[Entries with chart source code]
□ □ □

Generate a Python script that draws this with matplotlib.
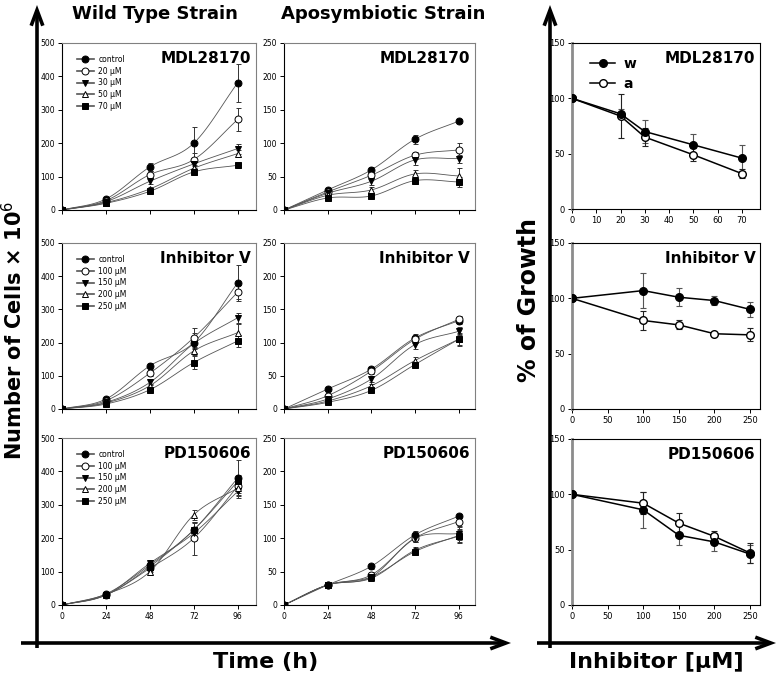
import numpy as np
import matplotlib
matplotlib.use("Agg")
import matplotlib.pyplot as plt

W, H = 778, 676

# ---------------- data ----------------
hours = [0, 24, 48, 72, 96]
wt_labels_mdl = ["control", "20 µM", "30 µM", "50 µM", "70 µM"]
wt_labels_inh = ["control", "100 µM", "150 µM", "200 µM", "250 µM"]

wt_mdl = [[0, 33, 129, 200, 381], [0, 28, 106, 151, 271], [0, 25, 86, 138, 184],
          [0, 22, 63, 125, 169], [0, 20, 56, 114, 134]]
wt_mdl_err = [[0, 5, 12, 49, 57], [0, 4, 10, 20, 34], [0, 3, 8, 12, 15],
              [0, 3, 6, 10, 10], [0, 3, 5, 8, 8]]
apo_mdl = [[0, 30, 60, 106, 133], [0, 27, 52, 82, 90], [0, 25, 43, 75, 77],
           [0, 22, 30, 54, 51], [0, 18, 21, 44, 42]]
apo_mdl_err = [[0, 3, 5, 7, 3], [0, 3, 4, 5, 10], [0, 3, 6, 8, 6],
               [0, 3, 4, 6, 12], [0, 3, 3, 5, 8]]

wt_inh = [[0, 30, 130, 200, 380], [0, 25, 108, 215, 352], [0, 20, 80, 197, 275],
          [0, 18, 70, 175, 230], [0, 15, 58, 140, 205]]
wt_inh_err = [[0, 5, 10, 30, 55], [0, 4, 10, 30, 20], [0, 3, 8, 15, 15],
              [0, 3, 6, 12, 25], [0, 3, 5, 20, 18]]
apo_inh = [[0, 30, 60, 107, 133], [0, 20, 57, 105, 135], [0, 15, 45, 97, 117],
           [0, 12, 35, 73, 105], [0, 10, 28, 67, 105]]
apo_inh_err = [[0, 3, 4, 6, 5], [0, 3, 4, 5, 5], [0, 2, 4, 6, 6],
               [0, 2, 3, 5, 8], [0, 2, 3, 4, 10]]

wt_pd = [[0, 33, 120, 225, 380], [0, 30, 110, 200, 355], [0, 30, 125, 215, 340],
         [0, 32, 100, 270, 350], [0, 30, 115, 225, 370]]
wt_pd_err = [[0, 5, 15, 25, 55], [0, 4, 12, 50, 25], [0, 4, 10, 20, 20],
             [0, 4, 10, 15, 15], [0, 4, 10, 20, 20]]
apo_pd = [[0, 30, 58, 105, 133], [0, 30, 45, 100, 125], [0, 30, 42, 100, 107],
          [0, 30, 40, 82, 103], [0, 30, 42, 80, 104]]
apo_pd_err = [[0, 3, 4, 6, 3], [0, 3, 4, 5, 6], [0, 3, 4, 5, 10],
              [0, 3, 3, 5, 10], [0, 3, 4, 5, 10]]

mdl_conc = [0, 20, 30, 50, 70]
mdl_w = [100, 86, 70, 58, 46]
mdl_w_err = [0, 4, 10, 10, 12]
mdl_a = [100, 84, 65, 49, 32]
mdl_a_err = [0, 20, 8, 6, 4]

inh_conc = [0, 100, 150, 200, 250]
inh_w = [100, 107, 101, 98, 90]
inh_w_err = [0, 16, 8, 4, 7]
inh_a = [100, 80, 76, 68, 67]
inh_a_err = [0, 9, 4, 2, 6]

pd_conc = [0, 100, 150, 200, 250]
pd_w = [100, 86, 63, 57, 46]
pd_w_err = [0, 16, 9, 8, 8]
pd_a = [100, 92, 74, 62, 47]
pd_a_err = [0, 10, 9, 5, 9]

# marker styles for the 5 series: (marker, facecolor)
styles = [("o", "black"), ("o", "white"), ("v", "black"), ("^", "white"), ("s", "black")]

FONT = "DejaVu Sans"
plt.rcParams["font.family"] = FONT


def px_axes(fig, left, top, right, bottom):
    return fig.add_axes([left / W, 1 - bottom / H, (right - left) / W, (bottom - top) / H])


def smooth(x, y, n=16):
    # catmull-rom through the measured points, only for drawing the curve
    x = np.asarray(x, float)
    y = np.asarray(y, float)
    px = np.concatenate([[2 * x[0] - x[1]], x, [2 * x[-1] - x[-2]]])
    py = np.concatenate([[2 * y[0] - y[1]], y, [2 * y[-1] - y[-2]]])
    xs, ys = [], []
    t = np.linspace(0, 1, n)
    for i in range(1, len(px) - 2):
        for arr, out in ((px, xs), (py, ys)):
            p0, p1, p2, p3 = arr[i - 1], arr[i], arr[i + 1], arr[i + 2]
            out.append(0.5 * (2 * p1 + (-p0 + p2) * t + (2 * p0 - 5 * p1 + 4 * p2 - p3) * t ** 2
                              + (-p0 + 3 * p1 - 3 * p2 + p3) * t ** 3))
    return np.concatenate(xs), np.concatenate(ys)


def style_box(ax, left_col="black", top_col="#808080", right_col="#808080", bottom_col="black",
              left_w=0.8):
    ax.spines["left"].set_color(left_col)
    ax.spines["left"].set_linewidth(left_w)
    ax.spines["bottom"].set_color(bottom_col)
    ax.spines["top"].set_color(top_col)
    ax.spines["right"].set_color(right_col)
    for s in ["bottom", "top", "right"]:
        ax.spines[s].set_linewidth(0.8)
    ax.tick_params(direction="out", length=3, width=0.7, labelsize=5.5, pad=2)


def growth_panel(ax, data, err, ymax, title, labels=None, xmax=106):
    for i, (ys, es) in enumerate(zip(data, err)):
        xs_s, ys_s = smooth(hours, ys)
        ax.plot(xs_s, ys_s, color="#555555", lw=0.6, zorder=2)
        ax.errorbar(hours, ys, yerr=es, fmt="none", ecolor="#333333", elinewidth=0.7,
                    capsize=1.8, capthick=0.7, zorder=3)
        m, fc = styles[i]
        ax.plot(hours, ys, linestyle="none", marker=m, markersize=5, markerfacecolor=fc,
                markeredgecolor="black", markeredgewidth=0.7, zorder=4,
                label=labels[i] if labels else None)
    ax.set_xlim(0, xmax)
    ax.set_ylim(0, ymax)
    ax.set_xticks(hours)
    ax.set_yticks(np.linspace(0, ymax, 6))
    ax.set_xticklabels([])
    ax.text(0.975, 0.95, title, transform=ax.transAxes, ha="right", va="top",
            fontsize=11, fontweight="bold")
    style_box(ax)
    if labels:
        leg = ax.legend(loc="upper left", bbox_to_anchor=(0.05, 0.96), fontsize=5.5,
                        frameon=False, handlelength=2.2, handletextpad=0.6,
                        labelspacing=0.35, borderpad=0.2)
        for h in leg.legend_handles:
            h.set_linestyle("-")
            h.set_color("#555555")
            h.set_linewidth(1.2)


def percent_panel(ax, conc, w, w_err, a, a_err, title, xmax, xticks, legend=False):
    ax.errorbar(conc, w, yerr=w_err, fmt="none", ecolor="#555555", elinewidth=0.8,
                capsize=2.2, capthick=0.8, zorder=2)
    ax.errorbar(conc, a, yerr=a_err, fmt="none", ecolor="#222222", elinewidth=0.8,
                capsize=2.2, capthick=0.8, zorder=2)
    ax.plot(conc, w, color="black", lw=1.1, marker="o", markersize=5.5,
            markerfacecolor="black", markeredgecolor="black", zorder=4, label="w")
    ax.plot(conc, a, color="black", lw=1.1, marker="o", markersize=5.5,
            markerfacecolor="white", markeredgecolor="black", markeredgewidth=1.0,
            zorder=3, label="a")
    ax.set_xlim(0, xmax)
    ax.set_ylim(0, 150)
    ax.set_yticks([0, 50, 100, 150])
    ax.set_xticks(xticks)
    ax.text(0.975, 0.95, title, transform=ax.transAxes, ha="right", va="top",
            fontsize=11, fontweight="bold")
    style_box(ax, left_col="#8c8c8c", top_col="black", right_col="black", left_w=2.0)
    ax.tick_params(labelsize=6)
    if legend:
        ax.legend(loc="upper left", bbox_to_anchor=(0.03, 0.99), frameon=False,
                  prop={"size": 10, "weight": "bold"}, handlelength=1.8,
                  handletextpad=0.6, labelspacing=0.4)


fig = plt.figure(figsize=(W / 100, H / 100), dpi=100)

rows = [(43, 210), (243, 409), (438, 605)]
wt_left, wt_right = 62, 256
apo_left, apo_right = 284, 475
r_left, r_right = 572, 760

panels = [
    (wt_mdl, wt_mdl_err, apo_mdl, apo_mdl_err, "MDL28170", wt_labels_mdl),
    (wt_inh, wt_inh_err, apo_inh, apo_inh_err, "Inhibitor V", wt_labels_inh),
    (wt_pd, wt_pd_err, apo_pd, apo_pd_err, "PD150606", wt_labels_inh),
]

for r, (top, bottom) in enumerate(rows):
    wd, we, ad, ae, title, labels = panels[r]
    ax1 = px_axes(fig, wt_left, top, wt_right, bottom)
    growth_panel(ax1, wd, we, 500, title, labels, xmax=106)
    ax2 = px_axes(fig, apo_left, top, apo_right, bottom)
    growth_panel(ax2, ad, ae, 250, title, None, xmax=105)
    if r == 2:
        for ax in (ax1, ax2):
            ax.set_xticklabels([str(h) for h in hours])

ax = px_axes(fig, r_left, 43, r_right, 209)
percent_panel(ax, mdl_conc, mdl_w, mdl_w_err, mdl_a, mdl_a_err, "MDL28170", 77.5,
              [0, 10, 20, 30, 40, 50, 60, 70], legend=True)
ax = px_axes(fig, r_left, 243, r_right, 409)
percent_panel(ax, inh_conc, inh_w, inh_w_err, inh_a, inh_a_err, "Inhibitor V", 264,
              [0, 50, 100, 150, 200, 250])
ax = px_axes(fig, r_left, 439, r_right, 605)
percent_panel(ax, pd_conc, pd_w, pd_w_err, pd_a, pd_a_err, "PD150606", 264,
              [0, 50, 100, 150, 200, 250])

# big axis arrows
arrow = dict(arrowstyle="->,head_width=0.3,head_length=0.8", lw=2.6, color="black",
             shrinkA=0, shrinkB=0, joinstyle="miter", capstyle="butt")


def fx(x):
    return x / W


def fy(y):
    return 1 - y / H


for p0, p1 in [((37, 648), (37, 5)), ((21, 643), (511, 643)),
               ((550, 648), (550, 5)), ((537, 643), (776, 643))]:
    fig.add_artist(matplotlib.patches.FancyArrowPatch((fx(p0[0]), fy(p0[1])),
                                                      (fx(p1[0]), fy(p1[1])),
                                                      transform=fig.transFigure,
                                                      mutation_scale=14, **arrow))

fig.text(fx(155), fy(14), "Wild Type Strain", ha="center", va="center", fontsize=13,
         fontweight="bold")
fig.text(fx(383), fy(14), "Aposymbiotic Strain", ha="center", va="center", fontsize=13,
         fontweight="bold")
fig.text(fx(14), fy(330), "Number of Cells × 10$^6$", ha="center", va="center", fontsize=15,
         fontweight="bold", rotation=90)
fig.text(fx(529), fy(300), "% of Growth", ha="center", va="center", fontsize=17,
         fontweight="bold", rotation=90)
fig.text(fx(266), fy(662), "Time (h)", ha="center", va="center", fontsize=16,
         fontweight="bold")
fig.text(fx(656), fy(662), "Inhibitor [µM]", ha="center", va="center", fontsize=16,
         fontweight="bold")

fig.savefig("out.png", dpi=100)
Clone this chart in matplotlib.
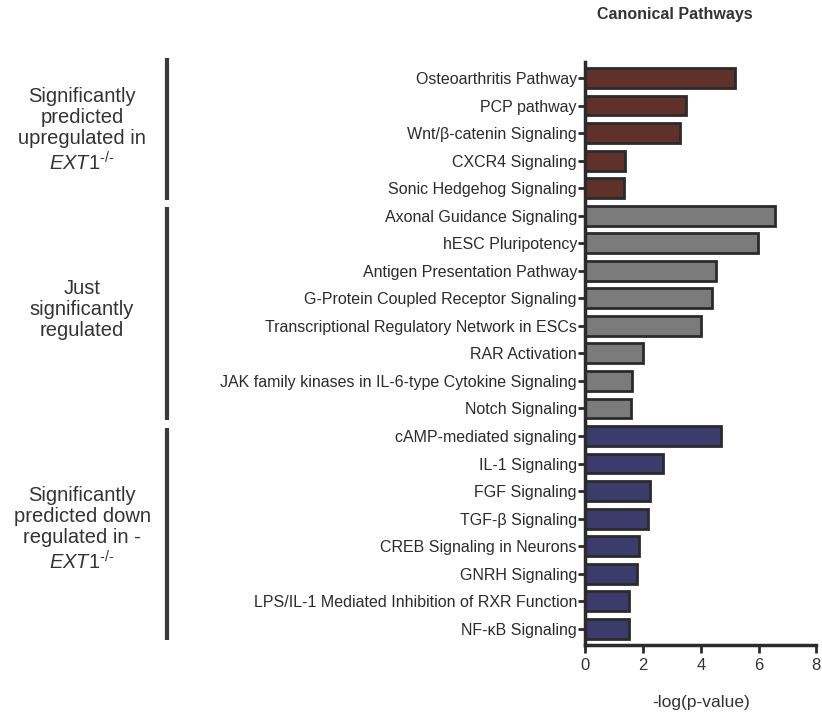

□ □ □

Consider the entries above and return each line with the string "this".

Generate a Python script that draws this with matplotlib.
Clone this chart in matplotlib.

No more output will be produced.